Parlare di embargo con al tavolo due dei soggetti, russi e turchi, che hanno un ruolo nell’influenzare il conflitto in Libia sembra quasi paradossale, non trova?

«Abbiamo concepito la Conferenza di Berlino anche per avere al tavolo proprio gli “influencer”. Se l’Italia e l’Europa hanno perso terreno è perché i libici, da entrambe le sponde, chiedevano armi e soldati. Ma adesso sia Sarraj sia Haftar convengono che devono discutere e dialogare. E in questo clima noi, italiani ed europei, possiamo riprendere terreno. Il Comitato militare intralibico 5+5 ha iniziato a lavorare, è un passo importante».

Ministro, si fida dei francesi?

«Mi fido della Ue. Tutti ora stanno convergendo sullo schema “berlinese”. È un momento di svolta, da afferrare».

Parigi è in difficoltà nel Sahel e ha chiesto una mano agli europei, l’Italia ci sta?

«La stabilizzazione lì non è solo militare. Serve un approccio olistico, gli strumenti per fare questo la Ue li ha nella sua cassetta degli attrezzi: favorire la crescita economica e lo sviluppo sociale è decisivo.
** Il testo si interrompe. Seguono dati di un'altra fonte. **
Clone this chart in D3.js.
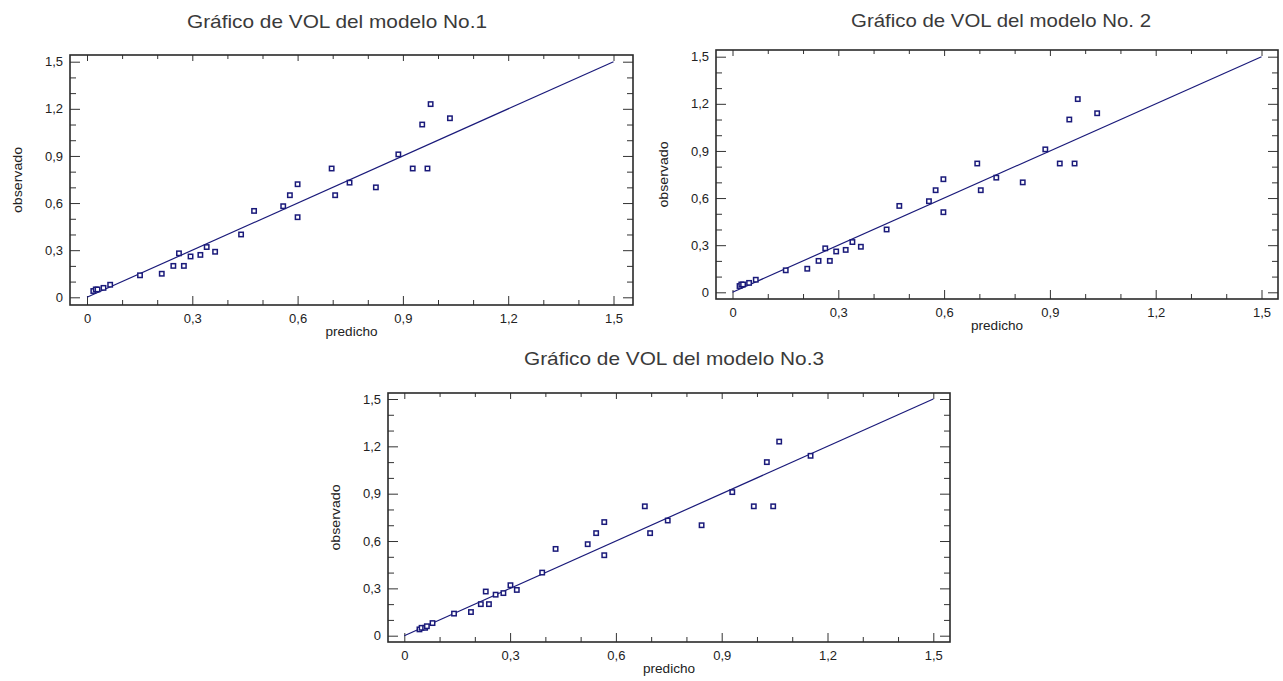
<!DOCTYPE html>
<html>
<head>
<meta charset="utf-8">
<script src="https://cdn.jsdelivr.net/npm/d3@7"></script>
<style>
  body { margin: 0; background: #fff; }
  svg { display: block; }
  text { font-family: "Liberation Sans", Arial, sans-serif; fill: #222; }
</style>
</head>
<body>
<svg id="chart" width="1283" height="681"></svg>
<script>
// observed values (same for all three models)
const observado = [0.04, 0.05, 0.05, 0.06, 0.08, 0.14, 0.15, 0.20, 0.28, 0.20, 0.26, 0.27, 0.32, 0.29, 0.40,
  0.55, 0.58, 0.65, 0.72, 0.51, 0.82, 0.65, 0.73, 0.70, 0.91, 0.82, 1.10, 0.82, 1.23, 1.14];

// predicted values per model
const predicho1 = [0.018, 0.025, 0.030, 0.047, 0.066, 0.151, 0.213, 0.246, 0.262, 0.276, 0.295, 0.323, 0.341, 0.365, 0.439,
  0.476, 0.559, 0.578, 0.600, 0.600, 0.697, 0.707, 0.748, 0.823, 0.887, 0.928, 0.955, 0.970, 0.979, 1.034];
const predicho2 = [0.020, 0.025, 0.030, 0.047, 0.066, 0.151, 0.212, 0.244, 0.263, 0.276, 0.294, 0.321, 0.340, 0.364, 0.437,
  0.473, 0.557, 0.576, 0.598, 0.598, 0.694, 0.704, 0.748, 0.823, 0.887, 0.928, 0.955, 0.970, 0.979, 1.034];
const predicho3 = [0.043, 0.049, 0.059, 0.064, 0.080, 0.141, 0.189, 0.217, 0.231, 0.240, 0.259, 0.281, 0.301, 0.319, 0.391,
  0.429, 0.520, 0.544, 0.567, 0.567, 0.682, 0.697, 0.747, 0.843, 0.930, 0.991, 1.028, 1.046, 1.063, 1.152];

const titles = ["Gráfico de VOL del modelo No.1", "Gráfico de VOL del modelo No. 2", "Gráfico de VOL del modelo No.3"];
const majorTicks = [0, 0.3, 0.6, 0.9, 1.2, 1.5];
const minorTicks = [0.1, 0.2, 0.4, 0.5, 0.7, 0.8, 1.0, 1.1, 1.3, 1.4];
const fitLine = [0, 1.5];

const panels = [
  { pred: predicho1, frame: [70, 55, 633, 305], x: [87, 613.5], y: [297.3, 61.7], title: [337, 28] },
  { pred: predicho2, frame: [716, 50, 1278, 299], x: [732.5, 1261.5], y: [292.3, 56.7], title: [1001, 27] },
  { pred: predicho3, frame: [388, 393, 950, 642], x: [404.3, 933.3], y: [635.7, 399], title: [674, 365] }
];

const fmt = d => d === 0 ? "0" : d.toFixed(1).replace(".", ",");
const ink = "#1a1a7a";

const svg = d3.select("#chart");

panels.forEach((p, i) => {
  const [fx0, fy0, fx1, fy1] = p.frame;
  const x = d3.scaleLinear().domain([0, 1.5]).range(p.x);
  const y = d3.scaleLinear().domain([0, 1.5]).range(p.y);
  const g = svg.append("g");

  // title
  g.append("text")
    .attr("x", p.title[0]).attr("y", p.title[1])
    .attr("text-anchor", "middle")
    .attr("textLength", 300).attr("lengthAdjust", "spacingAndGlyphs")
    .style("font-size", "19px")
    .style("fill", "#3a3a3a")
    .text(titles[i]);

  // axes: major ticks with labels, minor ticks without, all pointing inward
  const axisStyle = sel => {
    sel.select(".domain").remove();
    sel.selectAll("line").attr("stroke", "#333");
    sel.selectAll("text").style("font-size", "13px").style("font-family", "Liberation Sans, Arial, sans-serif").attr("fill", "#2a2a2a");
  };
  g.append("g").attr("transform", `translate(0,${fy1})`)
    .call(d3.axisBottom(x).tickValues(majorTicks).tickSize(-9).tickPadding(9).tickFormat(fmt)).call(axisStyle);
  g.append("g").attr("transform", `translate(0,${fy1})`)
    .call(d3.axisBottom(x).tickValues(minorTicks).tickSize(-5).tickFormat("")).call(axisStyle);
  g.append("g").attr("transform", `translate(0,${fy0})`)
    .call(d3.axisTop(x).tickValues(majorTicks).tickSize(-6).tickFormat("")).call(axisStyle);
  g.append("g").attr("transform", `translate(0,${fy0})`)
    .call(d3.axisTop(x).tickValues(minorTicks).tickSize(-4).tickFormat("")).call(axisStyle);
  g.append("g").attr("transform", `translate(${fx0},0)`)
    .call(d3.axisLeft(y).tickValues(majorTicks).tickSize(-10).tickPadding(7).tickFormat(fmt)).call(axisStyle);
  g.append("g").attr("transform", `translate(${fx0},0)`)
    .call(d3.axisLeft(y).tickValues(minorTicks).tickSize(-6).tickFormat("")).call(axisStyle);
  g.append("g").attr("transform", `translate(${fx1},0)`)
    .call(d3.axisRight(y).tickValues(majorTicks).tickSize(-10).tickFormat("")).call(axisStyle);
  g.append("g").attr("transform", `translate(${fx1},0)`)
    .call(d3.axisRight(y).tickValues(minorTicks).tickSize(-6).tickFormat("")).call(axisStyle);

  // frame
  g.append("rect")
    .attr("x", fx0).attr("y", fy0)
    .attr("width", fx1 - fx0).attr("height", fy1 - fy0)
    .attr("fill", "none").attr("stroke", "#2a2a2a").attr("stroke-width", 1.6);

  // axis titles
  g.append("text")
    .attr("x", (fx0 + fx1) / 2).attr("y", fy1 + 31)
    .attr("text-anchor", "middle")
    .attr("textLength", 52).attr("lengthAdjust", "spacingAndGlyphs")
    .style("font-size", "13px")
    .text("predicho");
  g.append("text")
    .attr("transform", `translate(${fx0 - 48},${(fy0 + fy1) / 2}) rotate(-90)`)
    .attr("text-anchor", "middle")
    .attr("textLength", 66).attr("lengthAdjust", "spacingAndGlyphs")
    .style("font-size", "13px")
    .text("observado");

  // 45 degree line
  g.append("line")
    .attr("x1", x(fitLine[0])).attr("y1", y(fitLine[0]))
    .attr("x2", x(fitLine[1])).attr("y2", y(fitLine[1]))
    .attr("stroke", ink).attr("stroke-width", 1.2);

  // points
  g.selectAll("rect.pt")
    .data(p.pred.map((v, k) => [v, observado[k]]))
    .enter()
    .append("rect")
    .attr("class", "pt")
    .attr("x", d => x(d[0]) - 2.2)
    .attr("y", d => y(d[1]) - 2.2)
    .attr("width", 4.4).attr("height", 4.4)
    .attr("fill", "#fff").attr("stroke", ink).attr("stroke-width", 1.5);
});
</script>
</body>
</html>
Ai miei omologhi ho detto e oggi ribadirò: se si parla di Sahel noi ci siamo, ma vincoliamo il tema al pacchetto libico. D’altronde la sicurezza dell’area passa proprio per la Libia, è lì che finiscono i mercenari e combattenti che vengono anche dai confini meridionali. Ma c’è un’altra questione importante, che spesso si sminuisce».

Quale?

«Sono i Paesi dell’Ecowas (la cooperazione dell’Africa nord occidentale) a dover ricoprire un ruolo. La leadership deve essere soprattutto africana, attraverso le Organizzazioni regionali di riferimento».

Cosa ha detto a Zarif?

«Per noi è fondamentale che l’Iran riattivi l’accordo di non proliferazione nucleare. L’Italia ha con l’Iran legami culturali importanti e questo è un canale che ci consente di tenere “ingaggiato” Teheran. Ci sono sensibilità diverse nella comunità occidentale, ma noi siamo per il dialogo a oltranza per abbassare la tensione nella regione».